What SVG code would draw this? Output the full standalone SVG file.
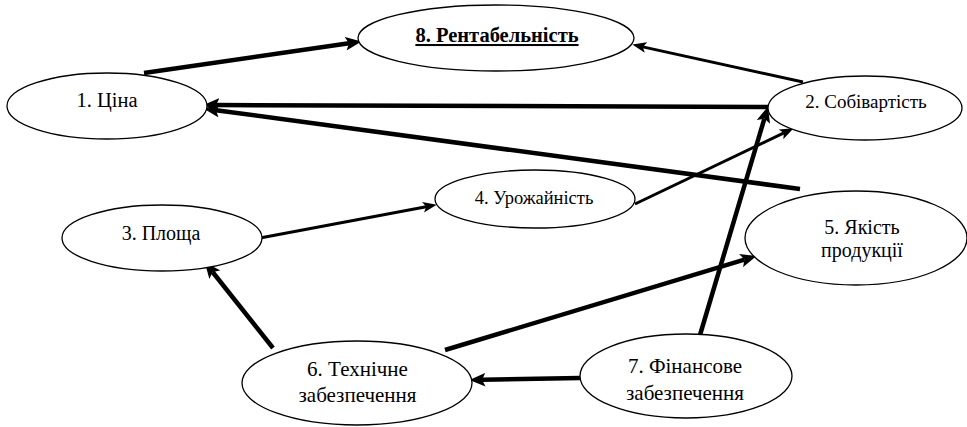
<svg xmlns="http://www.w3.org/2000/svg" width="967" height="427" viewBox="0 0 967 427">
<style>
.node ellipse{fill:#fff;stroke:#000;stroke-width:1.3}
.node text{font-family:'Liberation Serif','Times New Roman',serif;fill:#000;text-anchor:middle}
.thick{stroke:#000;stroke-width:4.5;fill:none;marker-end:url(#ah)}
.med{stroke:#000;stroke-width:3;fill:none;marker-end:url(#am)}
</style>
<defs>
<marker id="ah" markerUnits="userSpaceOnUse" markerWidth="16" markerHeight="14" viewBox="0 0 14 12" refX="3" refY="6" orient="auto">
<path d="M0,0 L14,6 L0,12 L3,6 z" fill="#000"/>
</marker>
<marker id="am" markerUnits="userSpaceOnUse" markerWidth="14" markerHeight="12" viewBox="0 0 13 10" refX="3" refY="5" orient="auto">
<path d="M0,0 L13,5 L0,10 L3,5 z" fill="#000"/>
</marker>
</defs>
<g id="connectors">
<line class="thick" x1="144" y1="73" x2="349" y2="43.3"/>
<line class="med" x1="803" y1="82" x2="642.8" y2="46.9"/>
<line class="thick" x1="768" y1="107" x2="216" y2="105"/>
<line class="thick" x1="800" y1="189" x2="216" y2="110.2"/>
<line class="med" x1="260" y1="238" x2="426.2" y2="206.7"/>
<line class="med" x1="635" y1="204" x2="783.9" y2="132.9"/>
<line class="thick" x1="273" y1="348" x2="212.6" y2="272"/>
<line class="thick" x1="445" y1="350" x2="744.4" y2="259.6"/>
<line class="thick" x1="580" y1="378" x2="482" y2="379.8"/>
<line class="thick" x1="700" y1="335" x2="764.4" y2="118.6"/>
</g>
<g id="node8" class="node">
<ellipse cx="496" cy="38" rx="138" ry="33"/>
<text x="497" y="42" font-size="20.5" font-weight="bold" text-decoration="underline">8. Рентабельність</text>
</g>
<g id="node1" class="node">
<ellipse cx="107" cy="106" rx="100" ry="33"/>
<text x="107" y="107" font-size="20.5">1. Ціна</text>
</g>
<g id="node2" class="node">
<ellipse cx="865" cy="108" rx="97" ry="32"/>
<text x="866" y="108" font-size="19">2. Собівартість</text>
</g>
<g id="node3" class="node">
<ellipse cx="162" cy="238" rx="100" ry="33"/>
<text x="161" y="240" font-size="20">3. Площа</text>
</g>
<g id="node4" class="node">
<ellipse cx="535" cy="199" rx="100" ry="29"/>
<text x="534" y="204" font-size="18.5">4. Урожайність</text>
</g>
<g id="node5" class="node">
<ellipse cx="856" cy="238" rx="111" ry="47"/>
<text x="862" y="234" font-size="20">5. Якість</text>
<text x="862" y="257" font-size="20">продукції</text>
</g>
<g id="node6" class="node">
<ellipse cx="357" cy="383" rx="115" ry="42"/>
<text x="357.5" y="376" font-size="21">6. Технічне</text>
<text x="357.5" y="402" font-size="21">забезпечення</text>
</g>
<g id="node7" class="node">
<ellipse cx="686" cy="376" rx="106" ry="42"/>
<text x="685" y="373" font-size="21">7. Фінансове</text>
<text x="685" y="400" font-size="21">забезпечення</text>
</g>
</svg>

● ● ● ● ●

Request
Skip the images and write out the rest of the listing exactly.

Problem solution
What SVG code would draw this? Output the full standalone SVG file.
<svg xmlns="http://www.w3.org/2000/svg" width="967" height="427" viewBox="0 0 967 427">
<style>
.node ellipse{fill:#fff;stroke:#000;stroke-width:1.3}
.node text{font-family:'Liberation Serif','Times New Roman',serif;fill:#000;text-anchor:middle}
.thick{stroke:#000;stroke-width:4.5;fill:none;marker-end:url(#ah)}
.med{stroke:#000;stroke-width:3;fill:none;marker-end:url(#am)}
</style>
<defs>
<marker id="ah" markerUnits="userSpaceOnUse" markerWidth="16" markerHeight="14" viewBox="0 0 14 12" refX="3" refY="6" orient="auto">
<path d="M0,0 L14,6 L0,12 L3,6 z" fill="#000"/>
</marker>
<marker id="am" markerUnits="userSpaceOnUse" markerWidth="14" markerHeight="12" viewBox="0 0 13 10" refX="3" refY="5" orient="auto">
<path d="M0,0 L13,5 L0,10 L3,5 z" fill="#000"/>
</marker>
</defs>
<g id="connectors">
<line class="thick" x1="144" y1="73" x2="349" y2="43.3"/>
<line class="med" x1="803" y1="82" x2="642.8" y2="46.9"/>
<line class="thick" x1="768" y1="107" x2="216" y2="105"/>
<line class="thick" x1="800" y1="189" x2="216" y2="110.2"/>
<line class="med" x1="260" y1="238" x2="426.2" y2="206.7"/>
<line class="med" x1="635" y1="204" x2="783.9" y2="132.9"/>
<line class="thick" x1="273" y1="348" x2="212.6" y2="272"/>
<line class="thick" x1="445" y1="350" x2="744.4" y2="259.6"/>
<line class="thick" x1="580" y1="378" x2="482" y2="379.8"/>
<line class="thick" x1="700" y1="335" x2="764.4" y2="118.6"/>
</g>
<g id="node8" class="node">
<ellipse cx="496" cy="38" rx="138" ry="33"/>
<text x="497" y="42" font-size="20.5" font-weight="bold" text-decoration="underline">8. Рентабельність</text>
</g>
<g id="node1" class="node">
<ellipse cx="107" cy="106" rx="100" ry="33"/>
<text x="107" y="107" font-size="20.5">1. Ціна</text>
</g>
<g id="node2" class="node">
<ellipse cx="865" cy="108" rx="97" ry="32"/>
<text x="866" y="108" font-size="19">2. Собівартість</text>
</g>
<g id="node3" class="node">
<ellipse cx="162" cy="238" rx="100" ry="33"/>
<text x="161" y="240" font-size="20">3. Площа</text>
</g>
<g id="node4" class="node">
<ellipse cx="535" cy="199" rx="100" ry="29"/>
<text x="534" y="204" font-size="18.5">4. Урожайність</text>
</g>
<g id="node5" class="node">
<ellipse cx="856" cy="238" rx="111" ry="47"/>
<text x="862" y="234" font-size="20">5. Якість</text>
<text x="862" y="257" font-size="20">продукції</text>
</g>
<g id="node6" class="node">
<ellipse cx="357" cy="383" rx="115" ry="42"/>
<text x="357.5" y="376" font-size="21">6. Технічне</text>
<text x="357.5" y="402" font-size="21">забезпечення</text>
</g>
<g id="node7" class="node">
<ellipse cx="686" cy="376" rx="106" ry="42"/>
<text x="685" y="373" font-size="21">7. Фінансове</text>
<text x="685" y="400" font-size="21">забезпечення</text>
</g>
</svg>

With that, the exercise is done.